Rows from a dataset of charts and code
------------------------------------------------------------------------

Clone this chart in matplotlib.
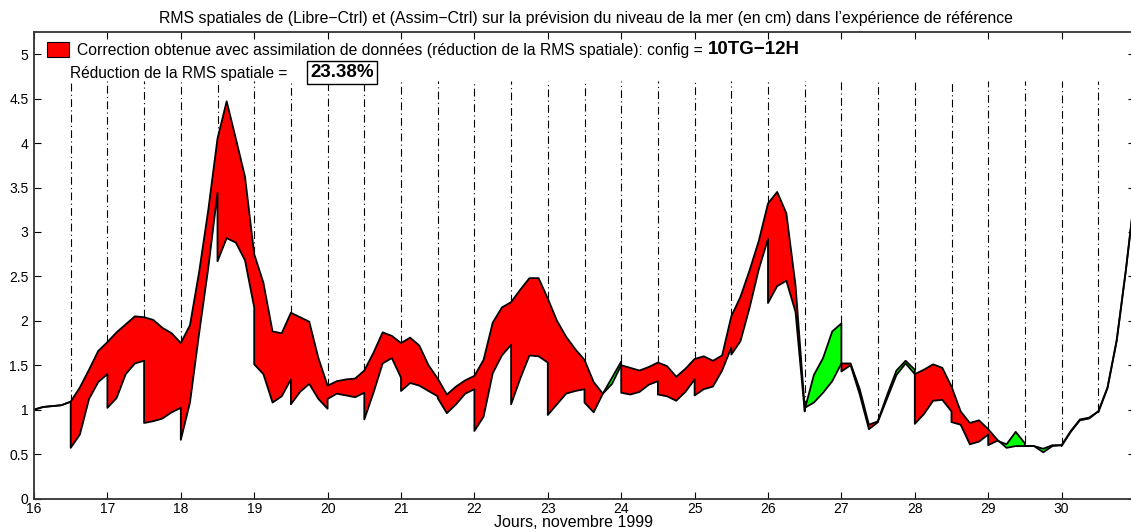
import numpy as np
import matplotlib.pyplot as plt
from matplotlib.patches import Rectangle

plt.rcParams['font.family'] = ['Liberation Sans', 'DejaVu Sans']

# RMS (cm), one value every 3 hours from 16 to 31 novembre
libre = [1.00, 1.03, 1.04, 1.05, 1.09, 1.25, 1.45, 1.66,
         1.76, 1.87, 1.96, 2.05, 2.04, 2.01, 1.92, 1.86,
         1.75, 1.95, 2.55, 3.25, 4.05, 4.47, 4.05, 3.62,
         2.75, 2.43, 1.88, 1.86, 2.09, 2.04, 1.99, 1.58,
         1.27, 1.32, 1.34, 1.35, 1.44, 1.64, 1.87, 1.83,
         1.75, 1.81, 1.72, 1.50, 1.35, 1.17, 1.26, 1.33,
         1.38, 1.56, 1.98, 2.15, 2.21, 2.35, 2.48, 2.48,
         2.25, 2.00, 1.82, 1.68, 1.56, 1.31, 1.18, 1.29,
         1.50, 1.47, 1.44, 1.48, 1.53, 1.49, 1.37, 1.46,
         1.57, 1.60, 1.55, 1.61, 2.05, 2.27, 2.57, 2.90,
         3.32, 3.45, 3.21, 2.40, 1.02, 1.08, 1.19, 1.32,
         1.52, 1.52, 1.23, 0.83, 0.87, 1.13, 1.39, 1.52,
         1.40, 1.45, 1.51, 1.47, 1.26, 0.98, 0.85, 0.88,
         0.78, 0.66, 0.57, 0.59, 0.59, 0.59, 0.52, 0.59,
         0.60, 0.76, 0.89, 0.91, 0.98, 1.25, 1.78, 2.57,
         3.45]
# assimilation run, value just after each analysis
assim = [1.00, 1.03, 1.04, 1.05, 0.57, 0.72, 1.12, 1.31,
         1.02, 1.13, 1.40, 1.52, 0.85, 0.87, 0.90, 0.97,
         0.66, 1.08, 1.86, 2.60, 2.67, 2.93, 2.88, 2.68,
         1.51, 1.40, 1.08, 1.15, 1.06, 1.20, 1.29, 1.12,
         1.12, 1.18, 1.16, 1.14, 0.89, 1.19, 1.52, 1.58,
         1.21, 1.30, 1.27, 1.21, 1.13, 0.96, 1.06, 1.18,
         0.76, 0.92, 1.41, 1.61, 1.06, 1.35, 1.61, 1.60,
         0.94, 1.06, 1.18, 1.21, 1.08, 0.97, 1.18, 1.36,
         1.19, 1.17, 1.20, 1.28, 1.17, 1.15, 1.10, 1.20,
         1.16, 1.23, 1.26, 1.44, 1.62, 1.77, 2.15, 2.58,
         2.20, 2.39, 2.45, 2.10, 1.00, 1.39, 1.58, 1.88,
         1.43, 1.50, 1.17, 0.78, 0.88, 1.17, 1.44, 1.55,
         0.84, 0.95, 1.10, 1.11, 0.86, 0.83, 0.61, 0.64,
         0.60, 0.65, 0.61, 0.75, 0.59, 0.59, 0.56, 0.60,
         0.59, 0.75, 0.88, 0.90, 0.97, 1.24, 1.77, 2.56,
         3.45]
# assimilation run just before each analysis (16.5, 17.0, ... 30.5)
assim_pre = [1.09, 1.40, 1.55, 1.02, 3.44, 2.15, 1.34, 1.01, 1.19, 1.36,
             1.15, 1.23, 1.73, 1.53, 1.23, 1.54, 1.32, 1.34, 1.70, 2.92,
             0.98, 1.97, 0.86, 1.45, 0.98, 0.72, 0.62, 0.60, 0.98]
reduction = '23.38%'
config = '10TG\u221212H'

t = 16 + np.arange(len(libre)) / 8.0
t_ana = 16.5 + 0.5 * np.arange(len(assim_pre))

# merge, each analysis time appears twice (before / after the jump)
xs, yl, ya = [], [], []
k = 0
for i, ti in enumerate(t):
    if k < len(t_ana) and abs(ti - t_ana[k]) < 1e-6:
        xs.append(ti); yl.append(libre[i]); ya.append(assim_pre[k])
        k += 1
    xs.append(ti); yl.append(libre[i]); ya.append(assim[i])
xs = np.array(xs); yl = np.array(yl); ya = np.array(ya)

W, H = 1131, 532
fig = plt.figure(figsize=(W / 100, H / 100), dpi=100)
# right edge of the axes falls just outside the picture
ax = fig.add_axes([34 / W, 33.5 / H, 1101 / W, (498.5 - 32) / H])

ax.fill_between(xs, yl, ya, where=yl >= ya, interpolate=True, color='#ff0000', lw=0)
ax.fill_between(xs, yl, ya, where=ya > yl, interpolate=True, color='#00ff00', lw=0)
ax.plot(xs, yl, color='k', lw=1.3)
ax.plot(xs, ya, color='k', lw=1.3)

# analysis times
top_curve = [max(libre[4 * (j + 1)], assim_pre[j]) for j in range(len(t_ana))]
ax.vlines(t_ana, top_curve, 4.7, colors='k', lw=0.8, linestyles=(0, (7, 3, 1, 3)), zorder=0)

ax.set_xlim(16, 16 + 1101 / 73.4)
ax.set_ylim(0, 5.25)
ax.set_xticks(range(16, 31))
ax.set_yticks(np.arange(0, 5.01, 0.5))
ax.set_yticklabels(['%g' % v for v in np.arange(0, 5.01, 0.5)])
ax.tick_params(direction='in', top=True, right=True, length=5, labelsize=10)
ax.tick_params(axis='y', pad=4)
ax.tick_params(axis='x', pad=2.5)
for s in ax.spines.values():
    s.set_linewidth(1.3)
    s.set_color('#333333')

fig.text(574 / W, 1 - 522.5 / H, 'Jours, novembre 1999', ha='center', va='center', fontsize=11.5)
fig.text(586 / W, 1 - 18 / H,
         'RMS spatiales de (Libre\u2212Ctrl) et (Assim\u2212Ctrl) sur la pr\u00e9vision du niveau de la mer (en cm) dans l\u2019exp\u00e9rience de r\u00e9f\u00e9rence',
         ha='center', va='center', fontsize=11.4)

# legend
fig.patches.append(Rectangle((47 / W, 1 - 57 / H), 22 / W, 15 / H, transform=fig.transFigure,
                             facecolor='#ff0000', edgecolor='k', lw=0.8))
fig.text(77 / W, 1 - 50 / H,
         'Correction obtenue avec assimilation de donn\u00e9es (r\u00e9duction de la RMS spatiale): config =',
         ha='left', va='center', fontsize=11.3)
fig.text(708 / W, 1 - 50 / H, config, ha='left', va='center', fontsize=13.5, weight='bold')
fig.text(70 / W, 1 - 73 / H, 'R\u00e9duction de la RMS spatiale =', ha='left', va='center', fontsize=11.2)
fig.text(342 / W, 1 - 72.5 / H, reduction, ha='center', va='center', fontsize=13.5, weight='bold',
         bbox=dict(boxstyle='square,pad=0.15', fc='white', ec='k', lw=1))

fig.savefig('out.png', dpi=100)
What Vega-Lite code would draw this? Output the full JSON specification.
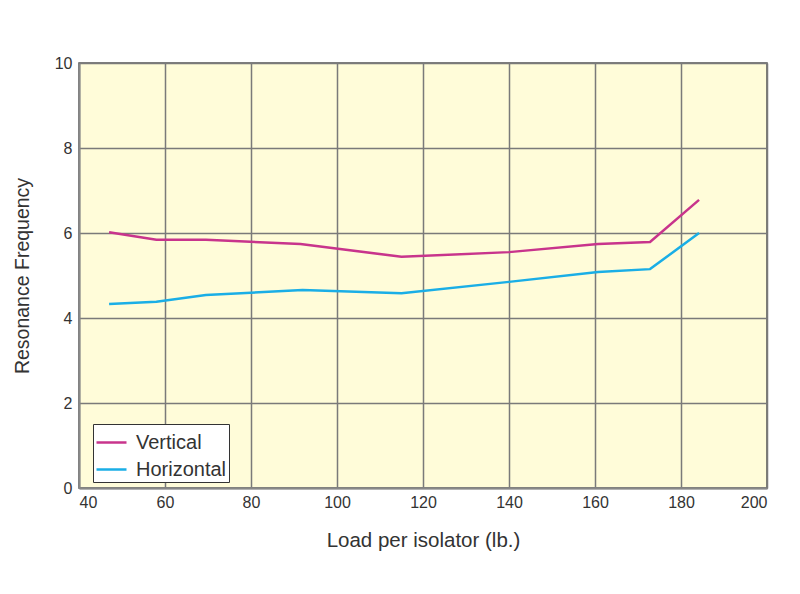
{
  "$schema": "https://vega.github.io/schema/vega-lite/v6.json",
  "width": 688,
  "height": 425,
  "autosize": "none",
  "padding": {"left": 79, "top": 63, "right": 33, "bottom": 106},
  "background": "white",
  "data": {
    "values": [
      {"load": 47, "freq": 6.02, "dir": "Vertical"},
      {"load": 58, "freq": 5.84, "dir": "Vertical"},
      {"load": 69.5, "freq": 5.84, "dir": "Vertical"},
      {"load": 91.5, "freq": 5.74, "dir": "Vertical"},
      {"load": 115, "freq": 5.44, "dir": "Vertical"},
      {"load": 140, "freq": 5.55, "dir": "Vertical"},
      {"load": 160.7, "freq": 5.74, "dir": "Vertical"},
      {"load": 172.8, "freq": 5.79, "dir": "Vertical"},
      {"load": 184.2, "freq": 6.78, "dir": "Vertical"},
      {"load": 47, "freq": 4.33, "dir": "Horizontal"},
      {"load": 58, "freq": 4.38, "dir": "Horizontal"},
      {"load": 69.5, "freq": 4.54, "dir": "Horizontal"},
      {"load": 92, "freq": 4.66, "dir": "Horizontal"},
      {"load": 115, "freq": 4.58, "dir": "Horizontal"},
      {"load": 140, "freq": 4.85, "dir": "Horizontal"},
      {"load": 160.7, "freq": 5.08, "dir": "Horizontal"},
      {"load": 172.8, "freq": 5.15, "dir": "Horizontal"},
      {"load": 184.2, "freq": 6.0, "dir": "Horizontal"}
    ]
  },
  "config": {
    "font": "Liberation Sans",
    "view": {"fill": "#fffcd9", "stroke": "#555555", "strokeWidth": 1.5},
    "axis": {
      "grid": true,
      "gridColor": "#7a7a7a",
      "gridWidth": 1.5,
      "gridOpacity": 1,
      "ticks": false,
      "labelFont": "Liberation Sans",
      "labelFontSize": 16,
      "labelColor": "#333333",
      "titleFont": "Liberation Sans",
      "titleFontWeight": "normal",
      "titleColor": "#333333",
      "domainColor": "#888888",
      "domainWidth": 2
    }
  },
  "mark": {"type": "line", "strokeWidth": 2.5},
  "encoding": {
    "x": {
      "field": "load",
      "type": "quantitative",
      "scale": {"domain": [40, 200], "nice": false, "zero": false},
      "axis": {
        "values": [40, 60, 80, 100, 120, 140, 160, 180, 200],
        "title": "Load per isolator (lb.)",
        "titleFontSize": 20.5,
        "labelPadding": 6,
        "titlePadding": 20
      }
    },
    "y": {
      "field": "freq",
      "type": "quantitative",
      "scale": {"domain": [0, 10], "nice": false},
      "axis": {
        "values": [0, 2, 4, 6, 8, 10],
        "title": "Resonance Frequency",
        "titleFontSize": 19.5,
        "labelPadding": 7,
        "titlePadding": 22
      }
    },
    "color": {
      "field": "dir",
      "type": "nominal",
      "sort": ["Vertical", "Horizontal"],
      "scale": {"domain": ["Vertical", "Horizontal"], "range": ["#c8348c", "#1aaee6"]},
      "legend": {
        "title": null,
        "orient": "none",
        "legendX": 14,
        "legendY": 361,
        "fillColor": "white",
        "strokeColor": "#333333",
        "padding": 2,
        "symbolType": "stroke",
        "symbolSize": 900,
        "symbolStrokeWidth": 2.5,
        "labelFontSize": 20,
        "labelColor": "#333333",
        "labelFont": "Liberation Sans",
        "rowPadding": -4,
        "labelOffset": 8
      }
    }
  }
}
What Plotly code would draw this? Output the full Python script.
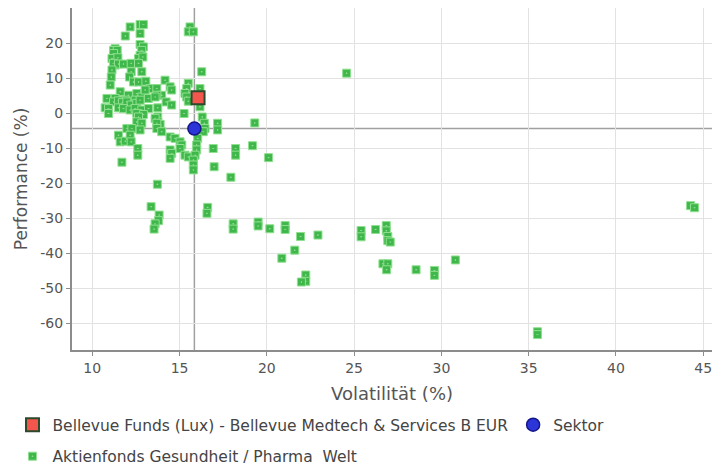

------------------------------------------------------------------------

§ Prompt
Restate the material word for word from its first line through the line containing "plt.rcParams['font.family'] = ['Liberation", both included; the pictures do not belong in it.

§ Result of this exercise
Clone this chart in matplotlib.
import numpy as np
import matplotlib.pyplot as plt
from matplotlib.patches import Rectangle

plt.rcParams['font.family'] = ['Liberation Sans', 'DejaVu Sans']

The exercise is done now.